● What you have to do:
Your answer should consist solely of the lines from the one with "Recreate this image" through the one with "axisRight, scaleLinear, line", copied exactly, endpoints included.
[start of Task input]
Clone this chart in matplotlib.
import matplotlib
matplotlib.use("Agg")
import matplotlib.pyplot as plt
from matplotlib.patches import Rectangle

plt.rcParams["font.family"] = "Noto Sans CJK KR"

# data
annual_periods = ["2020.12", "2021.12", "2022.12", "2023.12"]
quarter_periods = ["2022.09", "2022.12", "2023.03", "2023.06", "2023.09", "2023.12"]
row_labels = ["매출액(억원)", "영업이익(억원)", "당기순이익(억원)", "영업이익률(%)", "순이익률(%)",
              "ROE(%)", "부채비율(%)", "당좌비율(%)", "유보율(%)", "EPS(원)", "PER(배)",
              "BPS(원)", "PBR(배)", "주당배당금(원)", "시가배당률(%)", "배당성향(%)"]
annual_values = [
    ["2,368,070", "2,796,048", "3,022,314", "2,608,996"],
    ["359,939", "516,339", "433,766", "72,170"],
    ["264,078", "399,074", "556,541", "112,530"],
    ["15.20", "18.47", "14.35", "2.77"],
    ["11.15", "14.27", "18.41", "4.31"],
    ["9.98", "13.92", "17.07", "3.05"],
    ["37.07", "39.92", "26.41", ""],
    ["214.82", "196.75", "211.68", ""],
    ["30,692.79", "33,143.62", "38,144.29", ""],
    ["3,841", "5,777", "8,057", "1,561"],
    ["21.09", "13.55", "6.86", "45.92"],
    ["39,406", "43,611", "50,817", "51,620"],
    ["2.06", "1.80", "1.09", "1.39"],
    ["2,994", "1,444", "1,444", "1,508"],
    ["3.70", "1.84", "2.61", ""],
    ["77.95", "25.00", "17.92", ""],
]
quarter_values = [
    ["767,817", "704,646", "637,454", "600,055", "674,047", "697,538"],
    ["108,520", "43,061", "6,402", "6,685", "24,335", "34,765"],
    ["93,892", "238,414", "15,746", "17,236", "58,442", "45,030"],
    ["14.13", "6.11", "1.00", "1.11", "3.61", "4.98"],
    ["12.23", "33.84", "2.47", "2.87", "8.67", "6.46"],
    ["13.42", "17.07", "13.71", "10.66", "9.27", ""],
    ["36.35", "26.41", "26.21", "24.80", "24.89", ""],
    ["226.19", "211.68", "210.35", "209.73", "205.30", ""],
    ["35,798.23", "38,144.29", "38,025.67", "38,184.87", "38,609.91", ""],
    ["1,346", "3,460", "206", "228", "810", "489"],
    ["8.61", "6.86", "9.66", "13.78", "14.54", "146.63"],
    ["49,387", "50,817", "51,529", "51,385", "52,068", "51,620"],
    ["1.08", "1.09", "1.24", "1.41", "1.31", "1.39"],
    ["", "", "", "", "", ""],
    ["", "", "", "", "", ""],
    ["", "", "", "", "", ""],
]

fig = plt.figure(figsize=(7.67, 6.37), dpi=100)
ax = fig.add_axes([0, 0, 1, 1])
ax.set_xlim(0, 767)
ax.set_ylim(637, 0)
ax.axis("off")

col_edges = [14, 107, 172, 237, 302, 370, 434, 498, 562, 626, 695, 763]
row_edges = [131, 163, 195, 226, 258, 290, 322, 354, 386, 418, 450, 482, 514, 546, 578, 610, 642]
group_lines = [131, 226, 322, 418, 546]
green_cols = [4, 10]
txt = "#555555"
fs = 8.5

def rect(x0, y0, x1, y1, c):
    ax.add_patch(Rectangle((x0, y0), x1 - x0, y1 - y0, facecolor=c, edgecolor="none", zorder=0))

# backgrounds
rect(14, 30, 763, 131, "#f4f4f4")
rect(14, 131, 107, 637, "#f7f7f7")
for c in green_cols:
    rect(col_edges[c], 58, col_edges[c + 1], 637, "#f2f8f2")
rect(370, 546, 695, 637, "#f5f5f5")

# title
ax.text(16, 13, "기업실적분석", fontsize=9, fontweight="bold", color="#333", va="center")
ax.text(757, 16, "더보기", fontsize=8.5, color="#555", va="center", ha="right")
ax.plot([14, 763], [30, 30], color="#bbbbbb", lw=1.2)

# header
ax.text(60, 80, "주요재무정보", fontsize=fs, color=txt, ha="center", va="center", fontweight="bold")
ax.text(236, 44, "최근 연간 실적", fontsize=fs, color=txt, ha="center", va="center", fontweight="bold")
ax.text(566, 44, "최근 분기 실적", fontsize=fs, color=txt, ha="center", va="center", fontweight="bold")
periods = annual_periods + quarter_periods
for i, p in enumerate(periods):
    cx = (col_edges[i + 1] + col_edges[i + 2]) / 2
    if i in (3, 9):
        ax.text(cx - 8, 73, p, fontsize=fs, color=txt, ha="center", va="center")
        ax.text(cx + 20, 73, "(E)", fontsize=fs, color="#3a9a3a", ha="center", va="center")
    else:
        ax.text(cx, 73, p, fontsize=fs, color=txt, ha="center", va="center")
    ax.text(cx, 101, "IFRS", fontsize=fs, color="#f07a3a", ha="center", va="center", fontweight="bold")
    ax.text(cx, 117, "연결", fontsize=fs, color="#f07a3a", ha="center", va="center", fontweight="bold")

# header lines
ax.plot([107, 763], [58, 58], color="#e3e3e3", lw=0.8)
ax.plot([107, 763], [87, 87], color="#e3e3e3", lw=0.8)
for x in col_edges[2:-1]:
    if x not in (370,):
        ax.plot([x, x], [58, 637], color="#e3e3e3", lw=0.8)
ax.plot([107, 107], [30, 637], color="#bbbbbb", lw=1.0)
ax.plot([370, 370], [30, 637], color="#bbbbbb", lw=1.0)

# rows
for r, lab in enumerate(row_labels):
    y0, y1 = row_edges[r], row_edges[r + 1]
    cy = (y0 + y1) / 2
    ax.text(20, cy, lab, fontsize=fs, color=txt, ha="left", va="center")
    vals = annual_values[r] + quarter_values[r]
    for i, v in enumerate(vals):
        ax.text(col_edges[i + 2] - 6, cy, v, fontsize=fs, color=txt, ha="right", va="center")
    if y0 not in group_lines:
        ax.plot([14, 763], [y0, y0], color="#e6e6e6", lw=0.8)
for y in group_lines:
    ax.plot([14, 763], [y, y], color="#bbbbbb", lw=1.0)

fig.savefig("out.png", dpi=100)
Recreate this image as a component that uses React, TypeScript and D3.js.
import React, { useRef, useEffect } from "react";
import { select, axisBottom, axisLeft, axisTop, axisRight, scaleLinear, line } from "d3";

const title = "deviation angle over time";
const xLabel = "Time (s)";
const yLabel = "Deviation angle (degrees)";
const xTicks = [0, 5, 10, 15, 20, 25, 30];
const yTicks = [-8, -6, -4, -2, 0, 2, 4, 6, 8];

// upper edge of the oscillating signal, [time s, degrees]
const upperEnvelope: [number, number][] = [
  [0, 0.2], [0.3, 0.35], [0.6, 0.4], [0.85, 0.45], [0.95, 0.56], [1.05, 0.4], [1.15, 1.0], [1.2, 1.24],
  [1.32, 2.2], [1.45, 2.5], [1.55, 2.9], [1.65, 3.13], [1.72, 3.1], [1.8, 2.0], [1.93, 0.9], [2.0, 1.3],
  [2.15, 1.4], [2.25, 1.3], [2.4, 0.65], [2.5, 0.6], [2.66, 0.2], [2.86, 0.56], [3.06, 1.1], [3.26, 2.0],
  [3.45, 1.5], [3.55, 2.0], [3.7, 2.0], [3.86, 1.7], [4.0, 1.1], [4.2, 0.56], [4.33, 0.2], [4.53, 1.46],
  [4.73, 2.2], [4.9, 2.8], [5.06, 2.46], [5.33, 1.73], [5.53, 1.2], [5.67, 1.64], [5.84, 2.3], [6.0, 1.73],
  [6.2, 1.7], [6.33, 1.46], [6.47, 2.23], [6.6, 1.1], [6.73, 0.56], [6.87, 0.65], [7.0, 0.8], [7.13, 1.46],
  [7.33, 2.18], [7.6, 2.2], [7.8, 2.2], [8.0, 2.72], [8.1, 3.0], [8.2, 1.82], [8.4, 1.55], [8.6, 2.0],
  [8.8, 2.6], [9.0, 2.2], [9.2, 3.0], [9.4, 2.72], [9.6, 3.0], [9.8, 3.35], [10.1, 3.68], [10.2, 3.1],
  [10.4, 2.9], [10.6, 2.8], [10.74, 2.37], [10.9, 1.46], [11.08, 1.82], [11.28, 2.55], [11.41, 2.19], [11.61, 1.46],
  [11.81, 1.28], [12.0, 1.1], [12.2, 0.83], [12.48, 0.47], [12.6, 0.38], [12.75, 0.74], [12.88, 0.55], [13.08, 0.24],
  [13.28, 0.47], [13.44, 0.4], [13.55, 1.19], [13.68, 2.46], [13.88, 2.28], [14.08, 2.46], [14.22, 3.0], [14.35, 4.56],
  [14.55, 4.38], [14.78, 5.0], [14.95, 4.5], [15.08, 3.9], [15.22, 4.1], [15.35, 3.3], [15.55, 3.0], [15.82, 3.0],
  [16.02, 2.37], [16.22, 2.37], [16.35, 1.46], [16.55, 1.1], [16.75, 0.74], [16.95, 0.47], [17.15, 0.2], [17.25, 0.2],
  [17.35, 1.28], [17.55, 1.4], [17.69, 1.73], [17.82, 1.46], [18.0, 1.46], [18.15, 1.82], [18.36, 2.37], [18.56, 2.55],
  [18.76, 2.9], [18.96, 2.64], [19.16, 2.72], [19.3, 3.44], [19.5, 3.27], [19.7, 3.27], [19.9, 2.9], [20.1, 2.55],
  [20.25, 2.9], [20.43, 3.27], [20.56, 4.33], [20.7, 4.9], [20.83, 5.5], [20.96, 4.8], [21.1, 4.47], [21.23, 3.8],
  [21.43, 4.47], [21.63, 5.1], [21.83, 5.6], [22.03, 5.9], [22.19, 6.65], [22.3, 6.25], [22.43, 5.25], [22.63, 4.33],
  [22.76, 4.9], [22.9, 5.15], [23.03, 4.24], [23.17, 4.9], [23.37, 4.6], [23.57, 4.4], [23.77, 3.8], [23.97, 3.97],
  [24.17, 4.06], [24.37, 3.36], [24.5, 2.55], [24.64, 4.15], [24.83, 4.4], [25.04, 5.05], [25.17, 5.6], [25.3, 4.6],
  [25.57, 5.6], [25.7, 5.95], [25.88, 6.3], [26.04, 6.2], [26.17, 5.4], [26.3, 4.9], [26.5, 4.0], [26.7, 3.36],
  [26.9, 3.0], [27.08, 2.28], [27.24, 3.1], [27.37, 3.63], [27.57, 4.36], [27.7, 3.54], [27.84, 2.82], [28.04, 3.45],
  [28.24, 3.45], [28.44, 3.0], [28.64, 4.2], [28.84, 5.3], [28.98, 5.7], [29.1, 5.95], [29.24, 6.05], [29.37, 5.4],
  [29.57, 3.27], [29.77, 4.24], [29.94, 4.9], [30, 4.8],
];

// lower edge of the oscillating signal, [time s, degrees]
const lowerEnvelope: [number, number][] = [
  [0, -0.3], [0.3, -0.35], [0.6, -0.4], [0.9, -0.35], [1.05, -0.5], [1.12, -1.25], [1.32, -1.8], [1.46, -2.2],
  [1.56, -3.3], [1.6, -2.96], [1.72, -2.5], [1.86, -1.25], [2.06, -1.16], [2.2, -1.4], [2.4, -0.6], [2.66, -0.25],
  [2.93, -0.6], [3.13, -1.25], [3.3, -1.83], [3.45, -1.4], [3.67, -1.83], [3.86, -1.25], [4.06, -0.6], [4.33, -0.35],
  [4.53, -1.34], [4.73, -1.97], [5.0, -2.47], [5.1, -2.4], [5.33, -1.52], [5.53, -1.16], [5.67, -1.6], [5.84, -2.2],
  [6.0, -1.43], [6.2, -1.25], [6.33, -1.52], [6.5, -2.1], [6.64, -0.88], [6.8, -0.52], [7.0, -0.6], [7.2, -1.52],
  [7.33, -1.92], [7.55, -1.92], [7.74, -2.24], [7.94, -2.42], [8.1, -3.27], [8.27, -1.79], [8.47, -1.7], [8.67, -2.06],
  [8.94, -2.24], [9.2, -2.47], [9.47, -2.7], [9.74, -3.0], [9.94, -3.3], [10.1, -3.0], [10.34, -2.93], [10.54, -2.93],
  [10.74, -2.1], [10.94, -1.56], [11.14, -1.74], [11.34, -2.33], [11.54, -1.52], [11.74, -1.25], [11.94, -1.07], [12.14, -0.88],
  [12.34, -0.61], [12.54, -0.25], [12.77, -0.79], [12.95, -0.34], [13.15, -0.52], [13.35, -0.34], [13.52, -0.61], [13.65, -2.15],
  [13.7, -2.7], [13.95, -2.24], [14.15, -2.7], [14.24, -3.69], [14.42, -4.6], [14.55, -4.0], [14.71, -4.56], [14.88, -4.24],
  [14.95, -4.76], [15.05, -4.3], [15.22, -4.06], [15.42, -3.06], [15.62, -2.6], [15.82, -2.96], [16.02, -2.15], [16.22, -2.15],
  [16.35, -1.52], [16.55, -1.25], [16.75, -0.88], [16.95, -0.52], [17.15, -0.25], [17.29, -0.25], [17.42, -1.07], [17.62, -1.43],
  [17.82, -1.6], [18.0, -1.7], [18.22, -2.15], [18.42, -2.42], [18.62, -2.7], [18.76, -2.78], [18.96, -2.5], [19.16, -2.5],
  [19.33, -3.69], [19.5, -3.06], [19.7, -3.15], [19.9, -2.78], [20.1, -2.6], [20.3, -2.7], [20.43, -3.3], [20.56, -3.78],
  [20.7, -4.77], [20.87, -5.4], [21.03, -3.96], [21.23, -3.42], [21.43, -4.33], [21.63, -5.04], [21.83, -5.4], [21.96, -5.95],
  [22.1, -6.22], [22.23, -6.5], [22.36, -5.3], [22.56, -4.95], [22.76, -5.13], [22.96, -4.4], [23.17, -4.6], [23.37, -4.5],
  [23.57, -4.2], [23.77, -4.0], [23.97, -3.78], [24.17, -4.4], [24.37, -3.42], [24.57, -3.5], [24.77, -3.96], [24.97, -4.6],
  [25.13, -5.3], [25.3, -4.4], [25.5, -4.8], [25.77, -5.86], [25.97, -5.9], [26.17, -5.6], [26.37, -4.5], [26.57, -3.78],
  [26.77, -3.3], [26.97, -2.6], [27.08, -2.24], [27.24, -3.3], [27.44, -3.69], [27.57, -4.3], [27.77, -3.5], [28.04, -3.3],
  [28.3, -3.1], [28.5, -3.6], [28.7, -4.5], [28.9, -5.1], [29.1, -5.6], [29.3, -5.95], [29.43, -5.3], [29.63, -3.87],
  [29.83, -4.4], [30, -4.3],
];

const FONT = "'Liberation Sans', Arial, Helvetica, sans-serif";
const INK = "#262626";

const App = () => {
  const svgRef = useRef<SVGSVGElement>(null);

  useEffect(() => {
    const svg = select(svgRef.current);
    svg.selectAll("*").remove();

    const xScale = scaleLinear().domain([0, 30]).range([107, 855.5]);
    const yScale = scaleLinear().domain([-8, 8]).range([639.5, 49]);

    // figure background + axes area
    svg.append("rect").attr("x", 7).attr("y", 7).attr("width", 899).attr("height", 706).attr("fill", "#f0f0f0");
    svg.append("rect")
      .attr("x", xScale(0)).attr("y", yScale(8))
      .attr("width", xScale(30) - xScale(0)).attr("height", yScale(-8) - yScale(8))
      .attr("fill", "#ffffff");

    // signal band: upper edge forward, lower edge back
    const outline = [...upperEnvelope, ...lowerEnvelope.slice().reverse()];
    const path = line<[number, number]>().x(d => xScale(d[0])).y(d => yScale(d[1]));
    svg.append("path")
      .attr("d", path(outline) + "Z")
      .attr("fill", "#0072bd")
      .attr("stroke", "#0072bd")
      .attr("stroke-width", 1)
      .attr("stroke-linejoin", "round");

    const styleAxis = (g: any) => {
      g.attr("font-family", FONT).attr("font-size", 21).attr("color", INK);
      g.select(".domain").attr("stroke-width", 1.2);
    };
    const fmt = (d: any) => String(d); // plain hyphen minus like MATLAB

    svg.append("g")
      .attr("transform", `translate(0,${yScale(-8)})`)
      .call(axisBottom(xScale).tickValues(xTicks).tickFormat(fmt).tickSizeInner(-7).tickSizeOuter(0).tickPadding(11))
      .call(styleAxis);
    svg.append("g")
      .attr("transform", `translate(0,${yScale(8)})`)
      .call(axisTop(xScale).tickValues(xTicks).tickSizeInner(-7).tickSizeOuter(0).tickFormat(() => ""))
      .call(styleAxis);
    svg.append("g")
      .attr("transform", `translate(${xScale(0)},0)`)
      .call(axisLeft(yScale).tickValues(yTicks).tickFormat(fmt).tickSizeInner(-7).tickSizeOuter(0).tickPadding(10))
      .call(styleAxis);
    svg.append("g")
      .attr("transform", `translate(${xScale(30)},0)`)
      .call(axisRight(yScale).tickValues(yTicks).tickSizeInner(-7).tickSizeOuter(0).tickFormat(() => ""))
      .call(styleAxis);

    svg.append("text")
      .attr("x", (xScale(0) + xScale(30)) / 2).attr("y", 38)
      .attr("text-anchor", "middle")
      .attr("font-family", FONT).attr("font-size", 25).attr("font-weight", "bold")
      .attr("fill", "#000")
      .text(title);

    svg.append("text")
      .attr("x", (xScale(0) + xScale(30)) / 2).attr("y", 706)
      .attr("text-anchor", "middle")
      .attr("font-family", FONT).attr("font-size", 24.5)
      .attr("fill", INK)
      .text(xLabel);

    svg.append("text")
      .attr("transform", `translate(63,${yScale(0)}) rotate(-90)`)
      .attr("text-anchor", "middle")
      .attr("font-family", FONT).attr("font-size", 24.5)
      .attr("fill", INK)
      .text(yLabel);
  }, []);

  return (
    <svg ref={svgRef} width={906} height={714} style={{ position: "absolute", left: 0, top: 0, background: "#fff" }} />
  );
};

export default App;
[end of Task input]
● Correct result:
Recreate this image as a component that uses React, TypeScript and D3.js.
import React, { useRef, useEffect } from "react";
import { select, axisBottom, axisLeft, axisTop, axisRight, scaleLinear, line } from "d3";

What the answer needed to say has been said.